La mañana siguiente, me dirigí al hospital con el rostro de la directora y la mente de alguien que no había dormido del todo.
La noche con Luan había despejado mi sed, sí… pero no la tormenta que llevaba dentro.
La prensa esperaba respuestas. Había informes que revisar, indemnizaciones que autorizar, protocolos que reforzar. Podía haber delegado todo aquello, pero no lo hice.
¿Quería hacer el trabajo por mí misma… o solo quería ver al residente?
La pregunta flotó en mi mente como un susurro incómodo.
La mañana pasó sin señales de Mathis. “Debe estar ocupado”, pensé. Aunque él no era el único: yo misma firmaba documentos, hablaba con reporteros, analizaba presupuestos. Pero mis sentidos agudizados, mi oído atento, mis reflejos finos… todo seguía rastreándolo.
Mis habilidades no habían disminuido con el tiempo.
Al contrario. Aunque comenzaba a notar ligeros rasgos del paso de los años por mi rostro, no, debía ser impresión mía.
Mi cuerpo era perfecto. No por vanidad, sino por evolución.
No me cansaba. No olvidaba. Mi fuerza y velocidad eran superiores a cualquier ser humano. Puedo escuchar una conversación al otro lado del edificio si lo deseo, distinguir el ritmo cardíaco de cada paciente, o escribir veinte correos en cinco minutos sin un solo error.
Claro, también aprendí a simular.
Caminaba despacio. Me tomaba pausas. Fingía respirar con ansiedad cuando debía mostrar emoción. Había perfeccionado el arte de parecer humana.
Pero, a veces… me permitía pequeñas licencias.
Un paso rápido entre pasillos. Una solución resuelta antes de que los demás notaran el problema. La velocidad con la que había ascendido como médica, empresaria y CEO no era solo talento ni estrategia. Era naturaleza… y hambre bien dirigida.
A diferencia de otros vampiros, yo podía soportar el sol matutino, e incluso disfrutarlo.
Y algo más: podía comer.

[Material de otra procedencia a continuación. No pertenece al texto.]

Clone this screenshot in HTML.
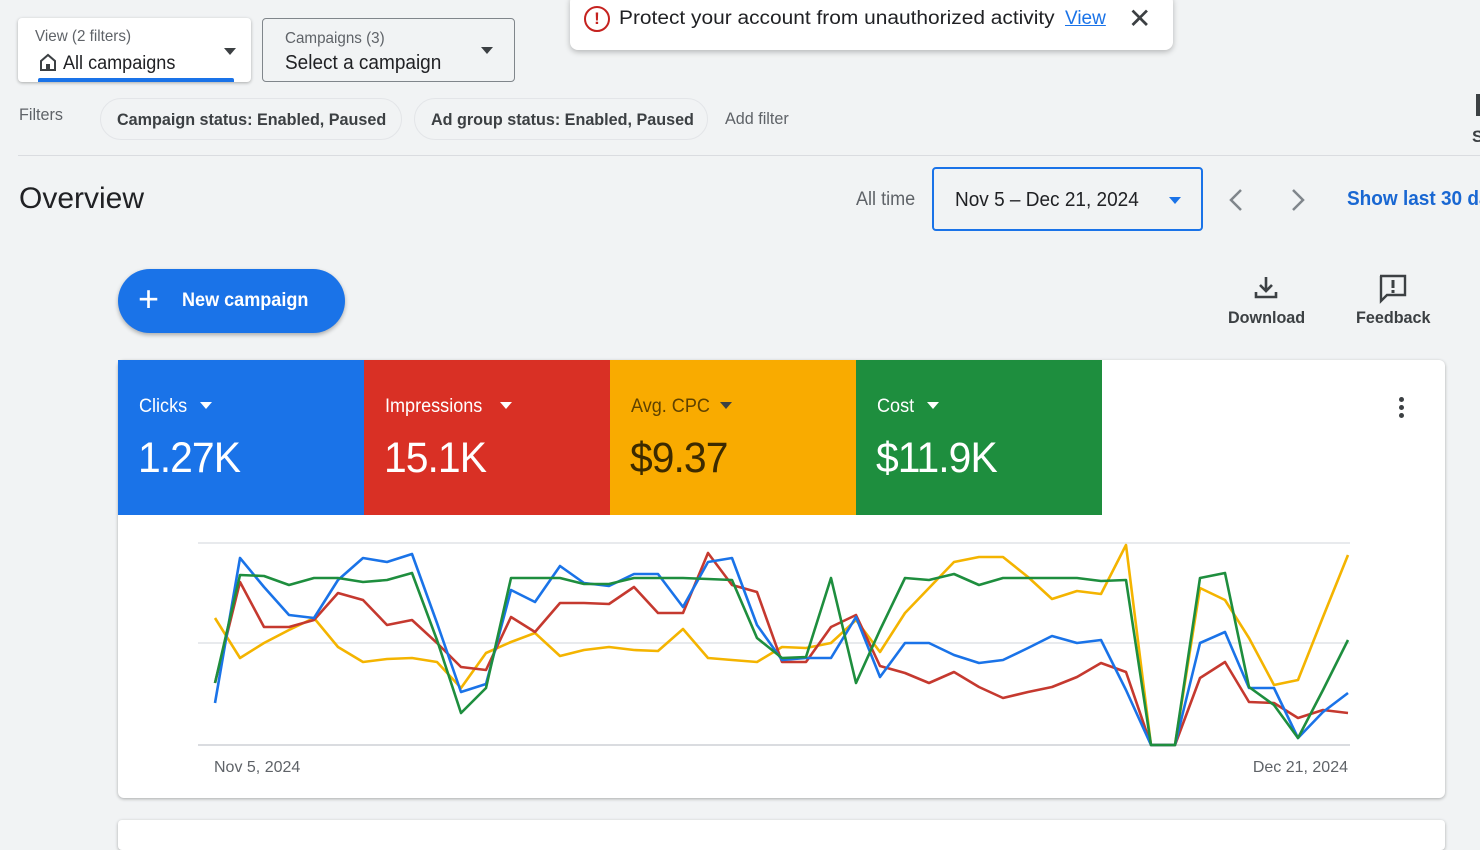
<!DOCTYPE html>
<html><head><meta charset="utf-8">
<style>
*{box-sizing:border-box;margin:0;padding:0}
body{width:1480px;height:833px;overflow:hidden;background:#f1f3f4;font-family:"Liberation Sans",sans-serif;color:#3c4043;position:relative}
.abs{position:absolute}
.cond{display:inline-block;transform:scaleX(0.95);transform-origin:left center;white-space:nowrap}
.box{background:#fff;border-radius:4px}
.chip{position:absolute;top:98px;height:42px;border:1px solid #e3e5e8;border-radius:21px;background:#f1f3f4;font-size:17px;font-weight:bold;color:#3c4043;padding:11px 16px;white-space:nowrap}
.tri{position:absolute;width:0;height:0;border-left:6px solid transparent;border-right:6px solid transparent;border-top:7px solid #3c4043}
.tile{position:absolute;top:360px;height:155px;width:246px;color:#fff}
.tile .l{position:absolute;left:21px;top:36px;font-size:19px}
.tile .v{position:absolute;left:20px;top:74px;font-size:43px;letter-spacing:-1px}
.tile .t{position:absolute;top:42px;width:0;height:0;border-left:6px solid transparent;border-right:6px solid transparent;border-top:7px solid #fff}
</style></head><body>

<div class="abs box" style="left:18px;top:18px;width:233px;height:64px;box-shadow:0 1px 3px rgba(0,0,0,.3)">
  <div class="abs" style="left:17px;top:10px;font-size:16px;color:#5f6368"><span class="cond">View (2 filters)</span></div>
  <div class="abs" style="left:20px;top:34px;font-size:19px;color:#202124">
    <svg width="20" height="20" viewBox="0 0 20 20" style="vertical-align:-3px"><path d="M3 9 L10 3 L17 9 L17 18 L3 18 Z" fill="none" stroke="#3c4043" stroke-width="2"/><rect x="8" y="12" width="4" height="6" fill="#3c4043"/></svg>
    <span class="cond">All campaigns</span></div>
  <div class="tri" style="left:206px;top:30px"></div>
  <div class="abs" style="left:20px;top:60px;width:196px;height:4px;background:#1a73e8;border-radius:2px 2px 0 0"></div>
</div>
<div class="abs" style="left:262px;top:18px;width:253px;height:64px;border:1px solid #80868b;border-radius:4px;background:#f1f3f4">
  <div class="abs" style="left:22px;top:11px;font-size:16px;color:#5f6368"><span class="cond">Campaigns (3)</span></div>
  <div class="abs" style="left:22px;top:33px;font-size:20px;color:#202124"><span class="cond">Select a campaign</span></div>
  <div class="tri" style="left:218px;top:28px"></div>
</div>

<div class="abs box" style="left:570px;top:-6px;width:603px;height:56px;box-shadow:0 2px 6px rgba(0,0,0,.25);border-radius:8px">
  <div class="abs" style="left:14px;top:12px;width:26px;height:26px;border:2px solid #c5221f;border-radius:50%;color:#c5221f;font-weight:bold;text-align:center;font-size:17px;line-height:22px">!</div>
  <div class="abs" style="left:49px;top:14px;font-size:19px;color:#202124;white-space:nowrap;transform:scaleX(1.1);transform-origin:left center">Protect your account from unauthorized activity</div>
  <div class="abs" style="left:495px;top:14px;font-size:19px;color:#1a73e8;text-decoration:underline">View</div>
  <div class="abs" style="left:558px;top:8px;font-size:28px;color:#3c4043">✕</div>
</div>

<div class="abs" style="left:19px;top:105px;font-size:17px;color:#5f6368"><span class="cond">Filters</span></div>
<div class="chip" style="left:100px;width:302px"><span class="cond">Campaign status: Enabled, Paused</span></div>
<div class="chip" style="left:414px;width:294px"><span class="cond">Ad group status: Enabled, Paused</span></div>
<div class="abs" style="left:725px;top:109px;font-size:17px;color:#5f6368"><span class="cond">Add filter</span></div>
<div class="abs" style="left:1476px;top:94px;width:4px;height:22px;background:#3c4043"></div>
<div class="abs" style="left:1472px;top:127px;font-size:17px;font-weight:bold">S</div>
<div class="abs" style="left:18px;top:155px;width:1462px;height:1px;background:#dadce0"></div>

<div class="abs" style="left:19px;top:182px;font-size:30px;color:#202124;white-space:nowrap">Overview</div>
<div class="abs" style="left:856px;top:189px;font-size:19px;color:#5f6368"><span class="cond">All time</span></div>
<div class="abs" style="left:932px;top:167px;width:271px;height:64px;border:2px solid #1a73e8;border-radius:4px;background:#f1f3f4">
  <div class="abs" style="left:21px;top:20px;font-size:20px;color:#202124"><span class="cond">Nov 5 – Dec 21, 2024</span></div>
  <div class="tri" style="left:235px;top:28px;border-top-color:#1a73e8"></div>
</div>
<svg class="abs" style="left:1225px;top:187px" width="90" height="26"><path d="M16 3 L6 13 L16 23" fill="none" stroke="#80868b" stroke-width="2.5"/><path d="M68 3 L78 13 L68 23" fill="none" stroke="#80868b" stroke-width="2.5"/></svg>
<div class="abs" style="left:1347px;top:188px;font-size:20px;font-weight:bold;color:#1967d2;white-space:nowrap"><span class="cond">Show last 30 days</span></div>

<div class="abs" style="left:118px;top:269px;width:227px;height:64px;border-radius:32px;background:#1a73e8;box-shadow:0 2px 4px rgba(0,0,0,.3)">
  <div class="abs" style="left:20px;top:8px;font-size:36px;color:#fff;line-height:44px">+</div>
  <div class="abs" style="left:64px;top:21px;font-size:19px;font-weight:bold;color:#fff"><span class="cond">New campaign</span></div>
</div>
<svg class="abs" style="left:1253px;top:275px" width="26" height="26"><path d="M13 2 V16 M7 10 L13 16 L19 10" fill="none" stroke="#3c4043" stroke-width="2.6"/><path d="M3 17 V22 H23 V17" fill="none" stroke="#3c4043" stroke-width="2.6"/></svg>
<div class="abs" style="left:1228px;top:308px;font-size:17px;font-weight:bold;color:#3c4043"><span class="cond">Download</span></div>
<svg class="abs" style="left:1378px;top:274px" width="30" height="30"><path d="M2 2 H27 V21 H9 L3 27 V2 Z" fill="none" stroke="#3c4043" stroke-width="2.4"/><rect x="13.5" y="6" width="3" height="8" fill="#3c4043"/><rect x="13.5" y="16" width="3" height="3" fill="#3c4043"/></svg>
<div class="abs" style="left:1356px;top:308px;font-size:17px;font-weight:bold;color:#3c4043"><span class="cond">Feedback</span></div>

<div class="abs box" style="left:118px;top:360px;width:1327px;height:438px;box-shadow:0 1px 3px rgba(0,0,0,.3);border-radius:6px;overflow:hidden">
</div>
<div class="tile" style="left:118px;background:#1a73e8"><div class="l"><span class="cond">Clicks</span></div><div class="t" style="left:82px"></div><div class="v"><span class="cond">1.27K</span></div></div>
<div class="tile" style="left:364px;background:#d93025"><div class="l"><span class="cond">Impressions</span></div><div class="t" style="left:136px"></div><div class="v"><span class="cond">15.1K</span></div></div>
<div class="tile" style="left:610px;background:#f9ab00"><div class="l" style="color:#5f4200"><span class="cond">Avg. CPC</span></div><div class="t" style="left:110px;border-top-color:#3c4043"></div><div class="v" style="color:#3c2a00"><span class="cond">$9.37</span></div></div>
<div class="tile" style="left:856px;background:#1e8e3e"><div class="l"><span class="cond">Cost</span></div><div class="t" style="left:71px"></div><div class="v"><span class="cond">$11.9K</span></div></div>
<div class="abs" style="left:1399px;top:397px;width:5px;height:5px;background:#3c4043;border-radius:50%;box-shadow:0 8px 0 #3c4043,0 16px 0 #3c4043"></div>

<svg class="abs" style="left:0;top:0" width="1480" height="833">
  <line x1="198" y1="543" x2="1350" y2="543" stroke="#e8eaed" stroke-width="2"/>
  <line x1="198" y1="643" x2="1350" y2="643" stroke="#e8eaed" stroke-width="2"/>
  <line x1="198" y1="745" x2="1350" y2="745" stroke="#dadce0" stroke-width="2"/>
  <g fill="none" stroke-width="2.6" stroke-linejoin="round">
  <polyline stroke="#f4b400" points="215,618 240,658 264,643 289,630 314,618 338,647 363,662 387,659 412,658 437,662 461,688 486,653 511,642 535,633 560,656 584,650 609,647 634,650 658,651 683,629 708,658 732,660 757,662 782,647 806,648 831,643 856,620 880,652 905,613 929,588 954,562 979,557 1003,557 1028,577 1052,599 1077,591 1101,594 1126,545 1151,745 1175,745 1200,588 1225,600 1249,638 1274,685 1298,680 1323,617 1348,555"/>
  <polyline stroke="#c5392f" points="215,683 240,582 264,627 289,627 314,620 338,593 363,600 387,625 412,620 437,643 461,667 486,670 511,617 535,632 560,603 584,603 609,604 634,587 658,613 683,613 708,553 732,585 757,592 782,662 806,662 831,627 856,615 880,666 905,673 929,683 954,672 979,687 1003,698 1028,692 1052,687 1077,677 1101,663 1126,672 1151,745 1175,745 1200,678 1225,662 1249,702 1274,703 1298,718 1323,710 1348,713"/>
  <polyline stroke="#1a73e8" points="215,703 240,558 264,587 289,615 314,618 338,580 363,558 387,562 412,554 437,623 461,692 486,684 511,590 535,602 560,566 584,583 609,586 634,574 658,574 683,607 708,562 732,558 757,625 782,660 806,658 831,658 856,617 880,677 905,643 929,643 954,655 979,663 1003,660 1028,648 1052,636 1077,643 1101,640 1126,690 1151,745 1175,745 1200,643 1225,632 1249,688 1274,688 1298,738 1323,712 1348,693"/>
  <polyline stroke="#1e8e3e" points="215,683 240,575 264,576 289,585 314,578 338,578 363,582 387,580 412,573 437,640 461,713 486,688 511,578 535,578 560,578 584,584 609,584 634,578 658,578 683,578 708,579 732,580 757,638 782,658 806,657 831,578 856,683 880,630 905,578 929,580 954,574 979,585 1003,578 1028,578 1052,578 1077,578 1101,581 1126,580 1151,745 1175,745 1200,578 1225,573 1249,687 1274,705 1298,738 1323,690 1348,640"/>
  </g>
  <text x="214" y="772" font-family="Liberation Sans" font-size="16" fill="#5f6368">Nov 5, 2024</text>
  <text x="1348" y="772" font-family="Liberation Sans" font-size="16" fill="#5f6368" text-anchor="end">Dec 21, 2024</text>
</svg>

<div class="abs box" style="left:118px;top:820px;width:1327px;height:30px;box-shadow:0 1px 3px rgba(0,0,0,.3)"></div>
</body></html>
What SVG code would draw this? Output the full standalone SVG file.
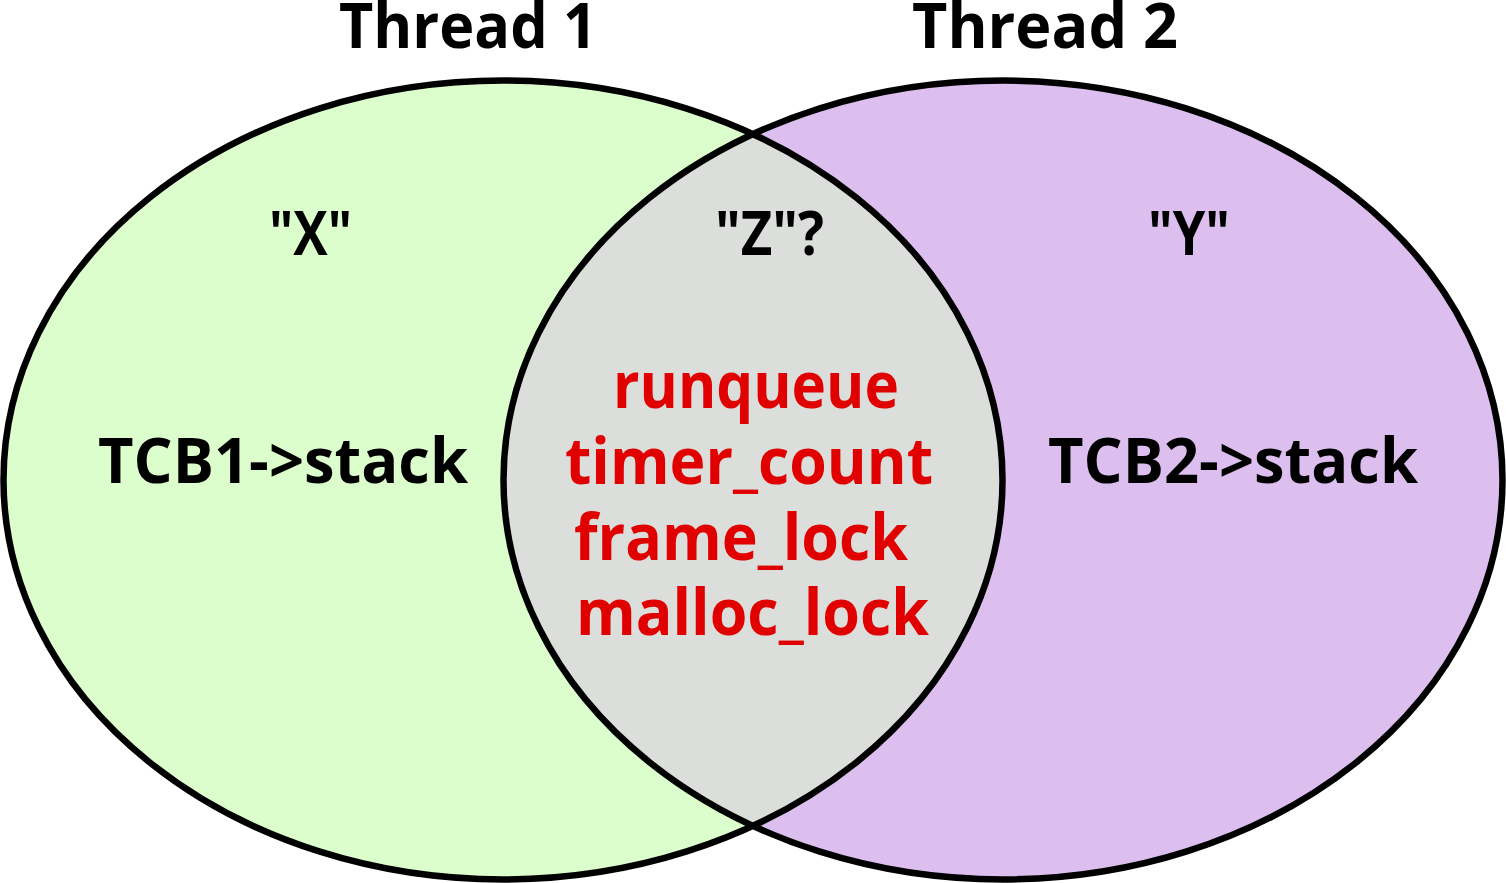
<svg xmlns="http://www.w3.org/2000/svg" width="1506" height="883" viewBox="0 0 1506 883">
  <style>
    text { font-family: "Open Sans", "DejaVu Sans", sans-serif; font-weight: 700; }
    .title { font-size: 62px; fill: #000; }
    .lbl { font-size: 62px; fill: #000; }
    .q { font-size: 60px; fill: #000; }
    .red { font-size: 64px; fill: #e00000; }
    .ring { fill: none; stroke: #000; stroke-width: 6.5; }
  </style>
  <defs>
    <clipPath id="clipRight">
      <ellipse cx="1003" cy="480" rx="499.5" ry="399.5"/>
    </clipPath>
  </defs>
  <rect x="0" y="0" width="1506" height="883" fill="#fff"/>
  <g id="thread1">
    <ellipse cx="503" cy="480" rx="499.5" ry="399.5" fill="#dcfecc"/>
  </g>
  <g id="thread2">
    <ellipse cx="1003" cy="480" rx="499.5" ry="399.5" fill="#dcbfee"/>
  </g>
  <g id="shared">
    <ellipse cx="503" cy="480" rx="499.5" ry="399.5" fill="#dcdedb" clip-path="url(#clipRight)"/>
  </g>
  <g id="outlines">
    <ellipse class="ring" cx="503" cy="480" rx="499.5" ry="399.5"/>
    <ellipse class="ring" cx="1003" cy="480" rx="499.5" ry="399.5"/>
  </g>
  <g id="thread1-labels">
    <text class="title" x="339" y="48" textLength="258" lengthAdjust="spacingAndGlyphs">Thread 1</text>
    <text class="q" x="269" y="255" textLength="83" lengthAdjust="spacingAndGlyphs">"X"</text>
    <text class="lbl" x="98" y="483" textLength="370" lengthAdjust="spacingAndGlyphs">TCB1-&gt;stack</text>
  </g>
  <g id="thread2-labels">
    <text class="title" x="912" y="48" textLength="266" lengthAdjust="spacingAndGlyphs">Thread 2</text>
    <text class="q" x="1148" y="255" textLength="82" lengthAdjust="spacingAndGlyphs">"Y"</text>
    <text class="lbl" x="1048" y="483" textLength="370" lengthAdjust="spacingAndGlyphs">TCB2-&gt;stack</text>
  </g>
  <g id="shared-labels">
    <text class="q" x="715" y="255" textLength="109" lengthAdjust="spacingAndGlyphs">"Z"?</text>
    <text class="red" x="613" y="408" textLength="286" lengthAdjust="spacingAndGlyphs">runqueue</text>
    <text class="red" x="565" y="484" textLength="368" lengthAdjust="spacingAndGlyphs">timer_count</text>
    <text class="red" x="574" y="560" textLength="334" lengthAdjust="spacingAndGlyphs">frame_lock</text>
    <text class="red" x="576" y="635" textLength="353" lengthAdjust="spacingAndGlyphs">malloc_lock</text>
  </g>
  <g id="connectors"/>
</svg>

No mucho. Carne poco cocida, líquidos, frutas, sopas suaves… y café. Un lujo que me recordaba que no todo en mí estaba muerto.
Fue casi al final de la tarde cuando lo vi.
Mathis. Estaba hablando con una aeñora mayor, abuela de alguno de sus pacientes supuse, con una ternura que me conmovió más de lo que debería. Sonreía. Asentía. Le ofrecía seguridad con solo estar ahí.
Me quedé a la distancia. Observando.
Cuando la consulta terminó, se despidió con un gesto amable y me vio.
Caminé hacia él.
—¿Te quedan fuerzas para una última tarea? —pregunté, con una sonrisa suave.
—Claro —respondió, curioso—. ¿De qué se trata?
—Ven a mi casa esta noche. Hay algo que me gustaría mostrarte.
Vi la chispa en sus ojos. Ni deseo ni miedo. Solo una mezcla inquietante de confianza… y destino.
En cuanto las palabras salieron de mi boca, supe que me arrepentiría.
Pero ya era demasiado tarde para echarme atrás.